Learning the Stories of Taro
By Natasha McIntosh Westhoff, Community Reporter
A quiet, attentive crowd of about 50 sat beneath the shade of a tent at the UHMaui College Farm the morning of Saturday, Sept. 17 as Jerry Konanui, of Hawaii Island, stood up to speak. Behind him, laid neatly in a row, were 15-= to 20 kalo plants, freshly harvested from the farm soil. He spoke about his lifelong passion for taro and preserving the nearly 80 varieties currently found in the Hawaiian islands. Picking up one of the plants with the careful attentiveness of a father with an infant, he held it up before the small crowd gathered for the Molokai Taro Variety Field Day.
“You know, I work with so many kinds of people with the PHDs and the Masters degrees, and they always ask me: ‘What is your title, Uncle Jerry?’ And I say to them, ‘You can call me Jerry Konanui, LPM.’ And they say, ‘What does that stand for?’ and I say, ‘It stands for lepo popolo maha’ai, the black dirt farmer,’” he chuckled.
Konanui, an eighth generation taro farmer and well-regarded expert on taro varieties, spoke about the many features that distinguish the different varieties of taro found in Hawaii today.
“And I always tell them,” he continued, ‘You can tell me so many things about the science and the soil of the taro, but can you tell me their story? Give me five minutes and give me the story!
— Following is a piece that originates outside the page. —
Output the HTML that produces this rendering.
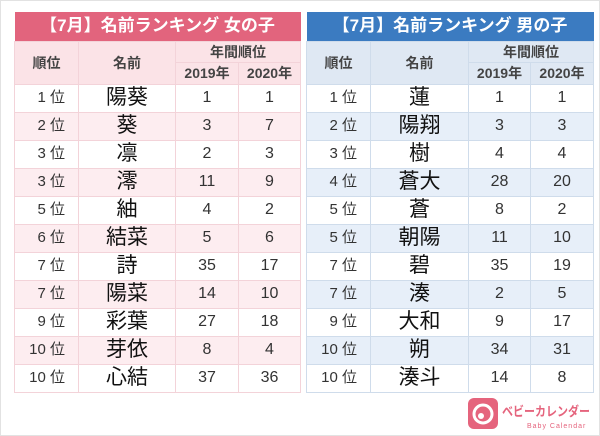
<!DOCTYPE html>
<html><head><meta charset="utf-8"><style>
html,body{margin:0;padding:0;background:#fff}
body{width:600px;height:436px;position:relative;overflow:hidden;font-family:"Liberation Sans","Noto Sans CJK JP",sans-serif;}
.frame{position:absolute;left:0;top:0;width:598px;height:434px;border:1px solid #e2e2e2}
table{position:absolute;top:12px;border-collapse:collapse;table-layout:fixed}
td{padding:0;text-align:center;color:#333;font-size:16px;line-height:18px;border:1px solid;box-sizing:border-box}
tr.row{height:28px}
tr.title{height:29px}
tr.hd1{height:21px}tr.hd2{height:22px}
.title td{color:#fff;font-weight:bold;font-size:17px;border:none}
.hd td{font-weight:bold;font-size:14px;color:#444}
.rk{text-align:right;padding-right:13px;font-size:15px;color:#333}
.nm{font-size:21px;color:#111;line-height:22px}
#girls{left:14px}#boys{left:306px}
#girls td{border-color:#f3d3d9}#girls .title td{background:#e2647d}#girls .hd td{background:#fbe3e7}#girls tr.alt td{background:#fdedf0}
#boys td{border-color:#cfdceb}#boys .title td{background:#3b7bc1}#boys .hd td{background:#dfe8f3}#boys tr.alt td{background:#e7eff9}
.logo{position:absolute;left:467px;top:396px;width:126px;height:36px}
</style></head><body>
<div class="frame"></div>
<table id="girls">
<colgroup><col style="width:64px"><col style="width:97px"><col style="width:63px"><col style="width:62px"></colgroup>
<tr class="title"><td colspan="4">【7月】名前ランキング 女の子</td></tr>
<tr class="hd hd1"><td rowspan="2">順位</td><td rowspan="2">名前</td><td colspan="2">年間順位</td></tr>
<tr class="hd hd2"><td>2019年</td><td>2020年</td></tr>
<tbody id="gb"></tbody></table>
<table id="boys">
<colgroup><col style="width:64px"><col style="width:98px"><col style="width:62px"><col style="width:63px"></colgroup>
<tr class="title"><td colspan="4">【7月】名前ランキング 男の子</td></tr>
<tr class="hd hd1"><td rowspan="2">順位</td><td rowspan="2">名前</td><td colspan="2">年間順位</td></tr>
<tr class="hd hd2"><td>2019年</td><td>2020年</td></tr>
<tbody id="bb"></tbody></table>
<svg class="logo" viewBox="0 0 126 36">
<rect x="1" y="2" width="30" height="31" rx="6" fill="#e5647d"/>
<circle cx="16" cy="18" r="9" fill="none" stroke="#fff" stroke-width="3"/>
<circle cx="14" cy="20" r="3" fill="#fff"/>
<text x="35" y="20" font-size="13" font-weight="bold" fill="#e5647d" font-family="Noto Sans CJK JP,sans-serif" textLength="88" lengthAdjust="spacingAndGlyphs">ベビーカレンダー</text>
<text x="60" y="32" font-size="7" fill="#e5647d" font-family="Liberation Sans,sans-serif" letter-spacing="1">Baby Calendar</text>
</svg>
<script>
const girlRanks=["1","2","3","3","5","6","7","7","9","10","10"];
const girlNames=["陽葵","葵","凛","澪","紬","結菜","詩","陽菜","彩葉","芽依","心結"];
const girl2019=[1,3,2,11,4,5,35,14,27,8,37];
const girl2020=[1,7,3,9,2,6,17,10,18,4,36];
const boyRanks=["1","2","3","4","5","5","7","7","9","10","10"];
const boyNames=["蓮","陽翔","樹","蒼大","蒼","朝陽","碧","湊","大和","朔","湊斗"];
const boy2019=[1,3,4,28,8,11,35,2,9,34,14];
const boy2020=[1,3,4,20,2,10,19,5,17,31,8];
function fill(id,r,n,a,b){
  const tb=document.getElementById(id);
  for(let i=0;i<r.length;i++){
    const tr=document.createElement('tr');
    
    
    tr.className=(i%2===1)?'row alt':'row';
    const cells=[[r[i]+' 位','rk','rank-cell'],[n[i],'nm','name-cell'],[a[i],'','rank-2019-cell'],[b[i],'','rank-2020-cell']];
    for(const c of cells){
      const td=document.createElement('td');
      td.textContent=c[0];
      if(c[1])td.className=c[1];
      
      
      tr.appendChild(td);
    }
    tb.appendChild(tr);
  }
}
fill('gb',girlRanks,girlNames,girl2019,girl2020);
fill('bb',boyRanks,boyNames,boy2019,boy2020);
</script>
</body></html>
How you gon’ save them, you don’t know the story?’”
The annual kalo event began with exactly that: stories.
Alton Arakaki, Extension Agent for The University of Hawaii Cooperative Extensive Service, shared the significance and importance of continuing to document and preserve taro varieties in Hawaii. He also stressed the importance of growing carbohydrates to promote a balanced Hawaiian diet.
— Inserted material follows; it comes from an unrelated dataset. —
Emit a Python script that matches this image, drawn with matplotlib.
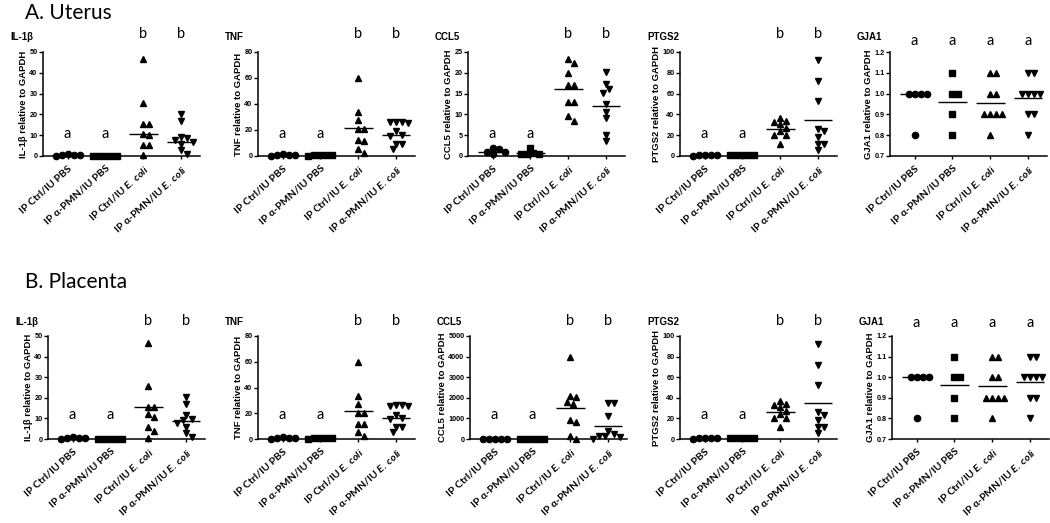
import matplotlib
matplotlib.use("Agg")
import matplotlib.pyplot as plt
import numpy as np
from matplotlib import transforms

plt.rcParams['mathtext.fontset'] = 'custom'
plt.rcParams['mathtext.it'] = 'Lato:italic:bold'
plt.rcParams['mathtext.rm'] = 'Lato:bold'
plt.rcParams['mathtext.bf'] = 'Lato:bold'

# ---------------- data ----------------
groups = ["IP Ctrl/IU PBS", "IP α-PMN/IU PBS",
          r"IP Ctrl/IU $\mathit{E.\ coli}$", r"IP α-PMN/IU $\mathit{E.\ coli}$"]
genes = ["IL-1β", "TNF", "CCL5", "PTGS2", "GJA1"]
markers = ["o", "s", "^", "v"]

uterus_il1b = [[0.9, 0.6, 0.4, 0.2, 0.5],
               [0.1, 0.2, 0.1, 0.05, 0.15],
               [46.8, 25.5, 15.2, 15.2, 10.4, 10.0, 5.5, 5.5, 0.5],
               [20.4, 17.0, 9.0, 8.5, 7.5, 6.8, 6.0, 3.0, 1.0]]
uterus_il1b_lines = [0.4, 0.1, 10.6, 6.8]

uterus_tnf = [[1.2, 0.8, 0.5, 0.3, 0.9],
              [0.6, 0.4, 0.5, 0.3, 0.7],
              [60.0, 33.5, 27.5, 20.5, 20.5, 12.0, 11.5, 5.5, 2.0],
              [26.5, 26.5, 26.0, 25.5, 19.0, 16.0, 15.5, 9.5, 9.0, 5.5]]
uterus_tnf_lines = [0.7, 0.5, 21.8, 16.4]

uterus_ccl5 = [[1.9, 1.8, 1.0, 0.5, 0.9],
               [1.9, 0.5, 0.4, 0.6, 0.7],
               [23.2, 22.3, 20.0, 17.1, 17.0, 13.0, 13.0, 9.5, 8.4],
               [20.2, 17.4, 16.2, 15.1, 12.4, 10.6, 9.2, 5.1, 3.5]]
uterus_ccl5_lines = [1.0, 0.8, 16.0, 12.1]

uterus_ptgs2 = [[1.0, 0.6, 0.3, 0.5, 0.8],
                [1.2, 0.8, 0.5, 0.9, 0.7],
                [37.0, 34.0, 33.0, 31.0, 27.0, 24.0, 20.0, 20.0, 12.0],
                [92.6, 71.8, 52.9, 26.3, 23.7, 18.3, 11.2, 11.2, 5.4]]
uterus_ptgs2_lines = [0.6, 0.8, 25.8, 35.0]

uterus_gja1 = [[1.0, 1.0, 1.0, 1.0, 0.8],
               [1.1, 1.0, 1.0, 0.9, 0.8],
               [1.1, 1.1, 1.0, 1.0, 0.9, 0.9, 0.9, 0.9, 0.8],
               [1.1, 1.1, 1.0, 1.0, 1.0, 1.0, 0.9, 0.9, 0.8]]
uterus_gja1_lines = [1.0, 0.96, 0.955, 0.978]

placenta_il1b = [[0.9, 0.6, 0.4, 0.2, 0.5],
                 [0.1, 0.2, 0.1, 0.05, 0.15],
                 [46.8, 25.5, 15.3, 15.3, 12.3, 10.8, 5.8, 3.7, 0.5],
                 [20.3, 17.0, 11.5, 9.5, 9.0, 8.0, 6.0, 3.0, 1.0]]
placenta_il1b_lines = [0.4, 0.1, 15.3, 8.6]

placenta_tnf = [[1.2, 0.8, 0.5, 0.3, 0.9],
                [0.6, 0.4, 0.5, 0.3, 0.7],
                [60.0, 33.5, 27.5, 20.5, 20.5, 12.0, 11.5, 5.5, 2.0],
                [26.5, 26.5, 26.0, 25.5, 19.0, 16.0, 15.5, 9.5, 9.0, 5.5]]
placenta_tnf_lines = [0.7, 0.5, 21.5, 16.4]

placenta_ccl5 = [[20, 10, 5, 15, 8],
                 [10, 5, 12, 8, 6],
                 [4000, 2100, 2030, 1710, 1820, 935, 820, 160, 0],
                 [1750, 1750, 1120, 400, 250, 150, 130, 80, 20]]
placenta_ccl5_lines = [12, 8, 1516, 620]

placenta_ptgs2 = [[1.0, 0.6, 0.3, 0.5, 0.8],
                  [1.2, 0.8, 0.5, 0.9, 0.7],
                  [37.0, 34.0, 33.0, 31.0, 27.0, 24.0, 20.0, 20.0, 12.0],
                  [92.6, 71.8, 52.9, 26.3, 23.7, 18.3, 11.2, 11.2, 5.4]]
placenta_ptgs2_lines = [0.6, 0.8, 25.8, 34.8]

placenta_gja1 = [[1.0, 1.0, 1.0, 1.0, 0.8],
                 [1.1, 1.0, 1.0, 0.9, 0.8],
                 [1.1, 1.1, 1.0, 1.0, 0.9, 0.9, 0.9, 0.9, 0.8],
                 [1.1, 1.1, 1.0, 1.0, 1.0, 1.0, 0.9, 0.9, 0.8]]
placenta_gja1_lines = [1.0, 0.96, 0.955, 0.978]

letters_main = ["a", "a", "b", "b"]
letters_gja1 = ["a", "a", "a", "a"]

ylims_uterus = [(0, 50, 10), (0, 80, 20), (0, 25, 5), (0, 100, 20), (0.7, 1.2, 0.1)]
ylims_placenta = [(0, 50, 10), (0, 80, 20), (0, 5000, 1000), (0, 100, 20), (0.7, 1.2, 0.1)]

# ---------------- layout ----------------
W, H = 1050, 523
fig = plt.figure(figsize=(W / 100, H / 100), dpi=100)

rows = [
    dict(title="A. Uterus", title_y=19,
         data=[uterus_il1b, uterus_tnf, uterus_ccl5, uterus_ptgs2, uterus_gja1],
         lines=[uterus_il1b_lines, uterus_tnf_lines, uterus_ccl5_lines,
                uterus_ptgs2_lines, uterus_gja1_lines],
         ylims=ylims_uterus, top=52, bottom=156,
         lefts=[43, 258, 468, 680, 890], b_y=1.135, a_low=0.17, a_top=1.07),
    dict(title="B. Placenta", title_y=288,
         data=[placenta_il1b, placenta_tnf, placenta_ccl5, placenta_ptgs2, placenta_gja1],
         lines=[placenta_il1b_lines, placenta_tnf_lines, placenta_ccl5_lines,
                placenta_ptgs2_lines, placenta_gja1_lines],
         ylims=ylims_placenta, top=336, bottom=439,
         lefts=[48, 258, 470, 680, 892], b_y=1.11, a_low=0.19, a_top=1.09),
]
AX_W = 157
XLIM = (-0.65, 3.5)

LATO = ["Lato", "DejaVu Sans"]
ARIAL = ["Liberation Sans", "DejaVu Sans"]


def swarm_offsets(vals, px_per_y, px_per_x, dmin=5.8, step_px=3.0):
    """Greedy beeswarm: place points (sorted by value) at the smallest
    horizontal offset that does not overlap already placed ones."""
    vals = np.asarray(vals, float)
    order = np.argsort(-vals)
    placed = []
    offs = np.zeros(len(vals))
    cands = [0]
    for k in range(1, 30):
        cands += [k, -k]
    for i in order:
        ypx = vals[i] * px_per_y
        for c in cands:
            xpx = c * step_px
            if all((xpx - px) ** 2 + (ypx - py) ** 2 >= dmin ** 2 for px, py in placed):
                placed.append((xpx, ypx))
                offs[i] = xpx / px_per_x
                break
    return offs


for row in rows:
    fig.text(25 / W, 1 - row["title_y"] / H, row["title"], family=LATO,
             fontsize=15, va="baseline", ha="left")
    for p in range(5):
        left = row["lefts"][p] / W
        bottom = 1 - row["bottom"] / H
        hpx = row["bottom"] - row["top"]
        ax = fig.add_axes([left, bottom, AX_W / W, hpx / H])
        y0, y1, step = row["ylims"][p]
        yr = y1 - y0
        data = row["data"][p]
        for g in range(4):
            vals = np.asarray(data[g], float)
            offs = swarm_offsets(vals, hpx / yr, AX_W / (XLIM[1] - XLIM[0]))
            ax.plot(g + offs, vals, linestyle="none", marker=markers[g],
                    markersize=4.5, color="black", clip_on=False, zorder=3)
            ax.plot([g - 0.38, g + 0.38], [row["lines"][p][g]] * 2,
                    color="black", lw=1.0, zorder=2, solid_capstyle="butt")
        ax.set_xlim(*XLIM)
        ax.set_ylim(y0, y1)
        ticks = np.arange(y0, y1 + step / 2, step)
        ax.set_yticks(ticks)
        if p == 4:
            ax.set_yticklabels([f"{t:.1f}" for t in ticks])
        else:
            ax.set_yticklabels([f"{t:.0f}" for t in ticks])
        for lbl in ax.get_yticklabels():
            lbl.set_fontweight("bold")
            lbl.set_family(ARIAL)
            lbl.set_fontsize(5.2)
        ax.set_xticks(range(4))
        ax.set_xticklabels(groups, rotation=42, ha="right", va="top",
                           rotation_mode="anchor", family=LATO,
                           fontsize=7.5, fontweight="bold")
        ax.tick_params(axis="y", length=3, width=1, pad=1)
        ax.tick_params(axis="x", length=2.5, width=1, pad=3)
        for s in ["top", "right"]:
            ax.spines[s].set_visible(False)
        for s in ["left", "bottom"]:
            ax.spines[s].set_linewidth(1.1)
        gene = genes[p]
        ax.set_ylabel(f"{gene} relative to GAPDH", family=ARIAL,
                      fontweight="bold", fontsize=6.8, labelpad=1)
        ax.text(-0.21, 1.14, gene, transform=ax.transAxes, family=ARIAL,
                fontweight="bold", fontsize=7, ha="left", va="center")
        trans = transforms.blended_transform_factory(ax.transData, ax.transAxes)
        letters = letters_gja1 if p == 4 else letters_main
        for g, L in enumerate(letters):
            if p == 4:
                yy = row["a_top"]
            else:
                yy = row["b_y"] if L == "b" else row["a_low"]
            ax.text(g, yy, L, transform=trans, family=LATO, fontsize=10.5,
                    ha="center", va="baseline")

fig.savefig("out.png", dpi=100)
“We can get protein from the ocean and deer, but we gotta focus on the carbohydrates, he said. “This is the answer to many of the health problems that we see in native communities. The complex carbohydrates that the taro brings into the diet is really an important part of healthy living. We also need to go back and celebrate haloa and what this plant means to the native culture and all of this is what we celebrate today.”
Miki`ala Pescaia, Interpretative Park Ranger for Kalaupapa National Historic Park,spoke passionately about the role taro played in the lives of the very first exiles to arrive on Kalaupapa. The 12 or so resident families of Waikolu also shared what little extra taro they produced with them. She shared photos of residents of Kalaupapa over the years, and the tragic irony of their exile in order to save others from a disease, only to have them die, too often, from starvation. Her voice cracked as she spoke of one resident in particular, Kealohi, whose dying words in 1873 were “I wahi poi” — a little poi.
Pescaia described the important role Molokai holds today in Hawaii, as “givers and sharers.”
“I know we get criticized because we are vigilant, or is it vigilante?” she asked the chuckling crowd. “Sometimes it seems like maybe both. We are so vigilant about our resources. But if you come with one good heart, we gon’ feed you until you can’t eat no more. But no come take. If you come and feel entitled, that’s not OK.”
The field day also featured a Kalo Cooking contest, Kalo variety tasting, and Kulolo tasting.Finally, attendees went out into the fields with buckets and bags in hand, to harvest their preferred variety of kalo or huli to take home and plant.
For Konanui, this was a joyous sight to see.
“This is my passion,” he said. “I been on this since I was very young and my grandma used to raise me. I work to preserve the varieties, and today varieties are waiting to be discovered and brought home.”